Syndeformational
origin for internal laminations of spectacular seismogenic load
structures in the Late Cretaceous Wahweap Formation, Grand
Staircase-Escalante National Monument, Utah
Wizevich,
Michael
C., Simpson,
Edward
L., Hilbert-Wolf,
Hannah L., and Tindall,
Sarah E., 2009, Syndeformational
origin
for
internal
laminations
of spectacular seismogenic load structures in the Late Cretaceous
Wahweap Formation, Grand Staircase-Escalante National Monument,
Utah [abs]: 2009 Portland GSA Annual Meeting (18-21 October
2009), Geological Society of America Abstracts with Programs, Vol.
41, No. 7, p. 121. .
The
Wahweap Formation, informally subdivided into lower, middle, upper
and capping sandstone members, accumulated in fluvial systems within
the active Cordilleran foreland basin of south central Utah. In
Grand Staircase-Escalante National Monument (GSENM), the East Kaibab
monocline is offset by 3 normal faults with features including
growth strata, sedimentary (colluvial) breccia of cannibalized
sediment, soft-sediment deformation, and sag pond deposits, which
indicate that the faults were active during Wahweap deposition.

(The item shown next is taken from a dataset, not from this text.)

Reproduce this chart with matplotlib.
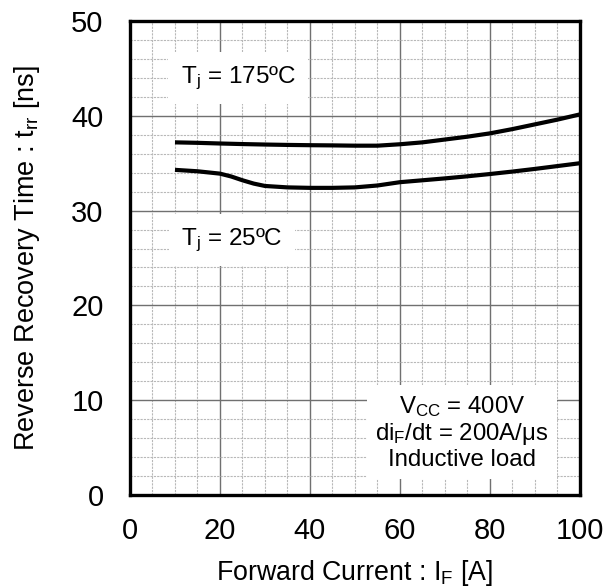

In the Bull Flat area of GSENM, adjacent to a fault, large-scale,
pendulous load structures are preserved over an area >104 sq. m.
The loads formed because of an inverted density profile,
earthquake-generated liquefaction, and growth of irregularities (a
Rayleigh-Taylor instability) on the sandstone-sandstone contact of
the tan, lithic upper and white, quartzose capping members. Load
structures consist of 2 types: bulbous megaloads and wedge-shaped
fracture loads (‘icicles’ in cross-section); both forms suggest that
deformation along the interface was dominated by sinking of the
capping member relative to diapiric rise of the upper member. Wedge
loads appear both as a series of ~0.5 m spaced parallel features,
< 1 m tall, and along the extremities of megaloads or other wedge
loads (forming ‘arrowheads’). All wedge loads contain
well-developed, medial shear deformation bands that thin downwards
through the wedge, but extend into the upper member.

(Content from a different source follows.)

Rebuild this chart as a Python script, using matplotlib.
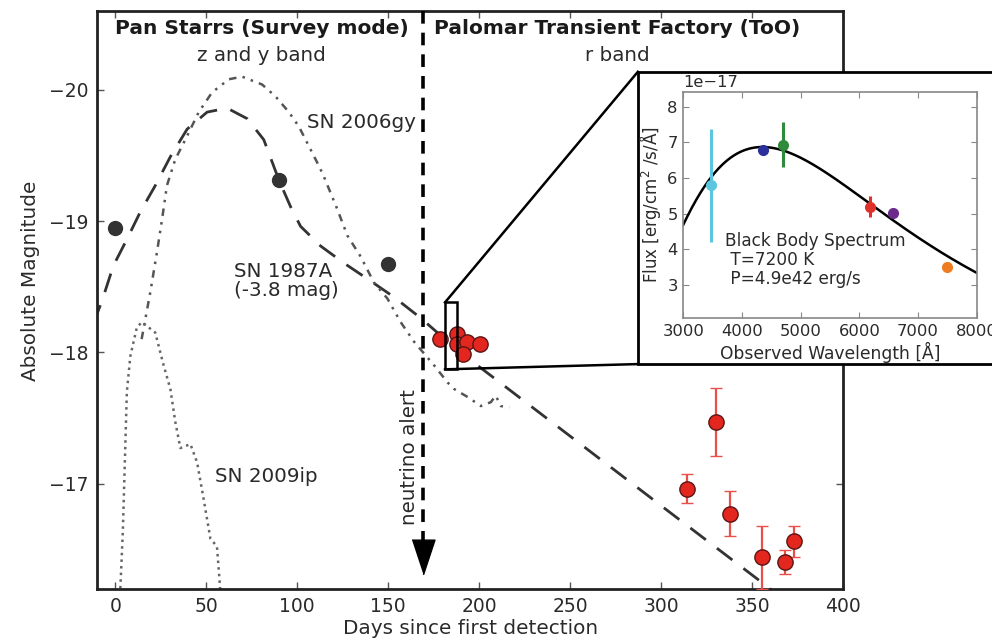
import numpy as np
import matplotlib
matplotlib.use("Agg")
import matplotlib.pyplot as plt
from matplotlib.patches import Rectangle
from matplotlib.lines import Line2D

# ---------------- light-curve data ----------------
# Pan-STARRS survey detections (z and y band)
ps_days = [0, 90, 150]
ps_mag = [-18.95, -19.31, -18.67]
ps_err = [0.04, 0.04, 0.04]

# PTF target-of-opportunity follow-up (r band)
ptf_days = [178.5, 188.0, 187.7, 193.5, 191.3, 200.5, 314.3, 330.2, 337.9, 355.5, 368.2, 373.0]
ptf_mag = [-18.10, -18.14, -18.06, -18.08, -17.99, -18.06,
           -16.96, -17.47, -16.77, -16.44, -16.40, -16.56]
ptf_err = [0.03, 0.03, 0.03, 0.03, 0.03, 0.03, 0.11, 0.26, 0.17, 0.24, 0.09, 0.12]

# Comparison templates
sn1987a_days = [-12, -7.3, -1, 6.4, 13.8, 22, 30.3, 39.5, 50.5, 61.5, 72.5, 81.6, 90,
                96.3, 101.8, 112.8, 125.6, 138.5, 153.2, 167.9, 187.7, 250, 300, 356.8, 372]
sn1987a_mag = [-18.22, -18.39, -18.66, -18.86, -19.07, -19.27, -19.49, -19.70, -19.83,
               -19.86, -19.78, -19.62, -19.31, -19.11, -18.96, -18.81, -18.68, -18.56,
               -18.42, -18.26, -18.02, -17.36, -16.83, -16.23, -16.07]

sn2006gy_days = [14.5, 16.5, 19.3, 22.9, 25.7, 28.4, 33, 38.5, 45.9, 53.2, 62.4, 69.7,
                 80.7, 88, 95.4, 100.9, 106.4, 111.9, 114.6, 122, 127.5, 134.8, 142.2,
                 149.5, 156.8, 164.2, 175.2, 182.6, 186.2, 193.5, 200.9, 206.4, 209,
                 211.9, 216.5]
sn2006gy_mag = [-18.10, -18.25, -18.46, -18.76, -19.01, -19.27, -19.47, -19.62, -19.83,
                -19.98, -20.08, -20.10, -20.04, -19.95, -19.83, -19.72, -19.57, -19.42,
                -19.34, -19.09, -18.89, -18.73, -18.53, -18.41, -18.23, -18.08, -17.90,
                -17.77, -17.72, -17.66, -17.59, -17.62, -17.67, -17.59, -17.58]

sn2009ip_days = [2.5, 4.2, 5.5, 6.4, 8.3, 11.9, 14.7, 18.3, 22, 26.6, 30.3, 33, 35.8,
                 41.3, 45, 48.6, 52.3, 55.9, 58.2]
sn2009ip_mag = [-16.10, -16.64, -17.27, -17.70, -17.97, -18.19, -18.23, -18.19, -18.15,
                -17.90, -17.72, -17.47, -17.27, -17.30, -17.16, -16.88, -16.58, -16.52,
                -16.10]

alert_day = 169

# ---------------- SED data ----------------
sed_wave = [3467, 4352, 4704, 6181, 6578, 7497]
sed_flux = [5.80, 6.79, 6.93, 5.20, 5.01, 3.51]      # units of 1e-17
sed_err = [1.58, 0.05, 0.63, 0.30, 0.08, 0.05]
sed_colors = ['#5cc6de', '#2b309a', '#2f8a3c', '#e0302a', '#6c2b8c', '#ee7d22']

bb_temp = 7200.0        # K
bb_redshift = 0.08
bb_peak_flux = 6.87     # units of 1e-17

# ---------------- figure ----------------
plt.rcParams['font.family'] = ['DejaVu Sans']
fig = plt.figure(figsize=(9.92, 6.41), dpi=100)
ax = fig.add_axes([0.0978, 0.0819, 0.7523, 0.9009])

ink = '#2a2a2a'
txt = 14.3

ax.plot(sn1987a_days, sn1987a_mag, color='#333333', lw=2.0, dashes=(7, 5), zorder=2)
ax.plot(sn2006gy_days, sn2006gy_mag, color='#555555', lw=1.8,
        dashes=(3, 2.5, 1, 2.5, 1, 2.5), zorder=2)
ax.plot(sn2009ip_days, sn2009ip_mag, color='#666666', lw=1.8, linestyle=':', zorder=2)

ax.errorbar(ps_days, ps_mag, yerr=ps_err, fmt='o', color='#333333', ms=10,
            mec='#333333', ecolor='#888888', capsize=0, zorder=5)
ax.errorbar(ptf_days, ptf_mag, yerr=ptf_err, fmt='o', ms=11, mfc='#e3271e',
            mec='#5a1515', mew=1.0, ecolor='#e8504a', elinewidth=1.6, capsize=4,
            capthick=1.6, zorder=5)

# neutrino alert marker
ax.plot([alert_day, alert_day], [-20.6, -16.55], color='black', lw=2.6,
        dashes=(3.5, 2.5), zorder=4)
head = [(-0.33, 0.5), (0.33, 0.5), (0.0, -0.5)]
ax.plot([alert_day], [-16.44], marker=head, ms=25, color='black', mec='black',
        zorder=4)
ax.text(alert_day - 7.5, -17.2, 'neutrino alert', rotation=90, ha='center',
        va='center', fontsize=txt, color=ink)

ax.set_xlim(-10, 400)
ax.set_ylim(-16.2, -20.6)
ax.set_xticks([0, 50, 100, 150, 200, 250, 300, 350, 400])
ax.set_yticks([-20, -19, -18, -17])
ax.set_yticklabels(['\u221220', '\u221219', '\u221218', '\u221217'])
ax.tick_params(direction='in', top=True, right=True, length=5, width=1,
               color='#555555', labelsize=13.5, labelcolor=ink, pad=6)
for s in ax.spines.values():
    s.set_linewidth(2.0)
    s.set_color('#222222')
ax.set_xlabel('Days since first detection', fontsize=14.4, color=ink, labelpad=2)
ax.set_ylabel('Absolute Magnitude', fontsize=14.4, color=ink)
ax.yaxis.set_label_coords(-0.077, 0.532)

# section headings
ax.text(80.4, -20.47, 'Pan Starrs (Survey mode)', ha='center', va='center',
        fontsize=14.5, fontweight='bold', color='#1a1a1a')
ax.text(80.4, -20.26, 'z and y band', ha='center', va='center', fontsize=txt,
        color=ink)
ax.text(275.7, -20.47, 'Palomar Transient Factory (ToO)', ha='center', va='center',
        fontsize=14.5, fontweight='bold', color='#1a1a1a')
ax.text(275.7, -20.26, 'r band', ha='center', va='center', fontsize=txt, color=ink)

ax.text(105.5, -19.75, 'SN 2006gy', ha='left', va='center', fontsize=txt, color=ink)
ax.text(65.1, -18.54, 'SN 1987A\n(-3.8 mag)', ha='left', va='center', fontsize=txt,
        color=ink, linespacing=1.0)
ax.text(55, -17.05, 'SN 2009ip', ha='left', va='center', fontsize=txt, color=ink)

# zoom box around the epoch used for the SED
zoom_x0, zoom_x1 = 181.2, 187.7
zoom_y0, zoom_y1 = -18.38, -17.87
ax.add_patch(Rectangle((zoom_x0, zoom_y0), zoom_x1 - zoom_x0, zoom_y1 - zoom_y0,
                       fill=False, ec='black', lw=1.8, zorder=6))

# white panel behind the inset
panel = Rectangle((0.643, 0.432), 0.36, 0.456, transform=fig.transFigure,
                  fc='white', ec='black', lw=2.0, zorder=10)
fig.patches.append(panel)

# connector lines from the zoom box to the panel
to_fig = fig.transFigure.inverted()
p_top = to_fig.transform(ax.transData.transform((zoom_x0, zoom_y0)))
p_bot = to_fig.transform(ax.transData.transform((zoom_x0, zoom_y1)))
for p, q in ((p_top, (0.643, 0.888)), (p_bot, (0.643, 0.432))):
    fig.lines.append(Line2D([p[0], q[0]], [p[1], q[1]], transform=fig.transFigure,
                            color='black', lw=1.8, zorder=9))

# ---------------- inset SED ----------------
ins = fig.add_axes([0.6888, 0.5034, 0.2958, 0.3536], zorder=11)
wave = np.linspace(3000, 8000, 400)
rest = wave / (1.0 + bb_redshift)
xk = 1.4388e8 / (rest * bb_temp)
planck = rest ** -5 / np.expm1(xk)
bb = planck / planck.max() * bb_peak_flux * 1e-17
ins.plot(wave, bb, color='black', lw=1.8, zorder=2)
for w, f, e, c in zip(sed_wave, sed_flux, sed_err, sed_colors):
    ins.errorbar([w], [f * 1e-17], yerr=[e * 1e-17], fmt='o', color=c, ms=7,
                 mec=c, elinewidth=2.2, capsize=0, zorder=3)

ins.set_xlim(3000, 8000)
ins.set_ylim(2.07e-17, 8.42e-17)
ins.set_xticks([3000, 4000, 5000, 6000, 7000, 8000])
ins.set_yticks([3e-17, 4e-17, 5e-17, 6e-17, 7e-17, 8e-17])
ins.tick_params(direction='in', top=True, right=True, length=4, width=0.8,
                color='#888888', labelsize=11.8, labelcolor=ink, pad=4)
ins.yaxis.get_offset_text().set_fontsize(11.8)
ins.yaxis.get_offset_text().set_color(ink)
for s in ins.spines.values():
    s.set_linewidth(1.2)
    s.set_color('#888888')
ins.set_xlabel('Observed Wavelength [\u00c5]', fontsize=12.3, color=ink, labelpad=2)
ins.set_ylabel('Flux [erg/cm$^2$ /s/\u00c5]', fontsize=12, color=ink, labelpad=3)
ins.text(3710, 3.70e-17, 'Black Body Spectrum\n T=7200 K\n P=4.9e42 erg/s',
         ha='left', va='center', fontsize=12.2, color=ink, linespacing=1.05)

fig.savefig('out.png', dpi=100)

In proximity to the loads the upper member sandstone is featureless
except for a bed of mudstone rip-up clasts, 4.5 m below the contact,
which appears to define the lower limit of megaload movement.
Internally throughout all loads are well-defined laminations,
oriented parallel to the outside form of the loads and asymptotic to
deformation bands. Rare crosscutting of subhorizontal laminations
(depositional?) by internal laminations near the edge of loads,
suggests a secondary syndeformational origin for internal
laminations. Thin sections reveal laminations are defined by
elongate grain alignment and alternating packed/porous laminae.
Possible processes for the formation of the laminations include
fluid generation, dilatant or shear granular deformation, or
vibrofluidization; their origin remains enigmatic.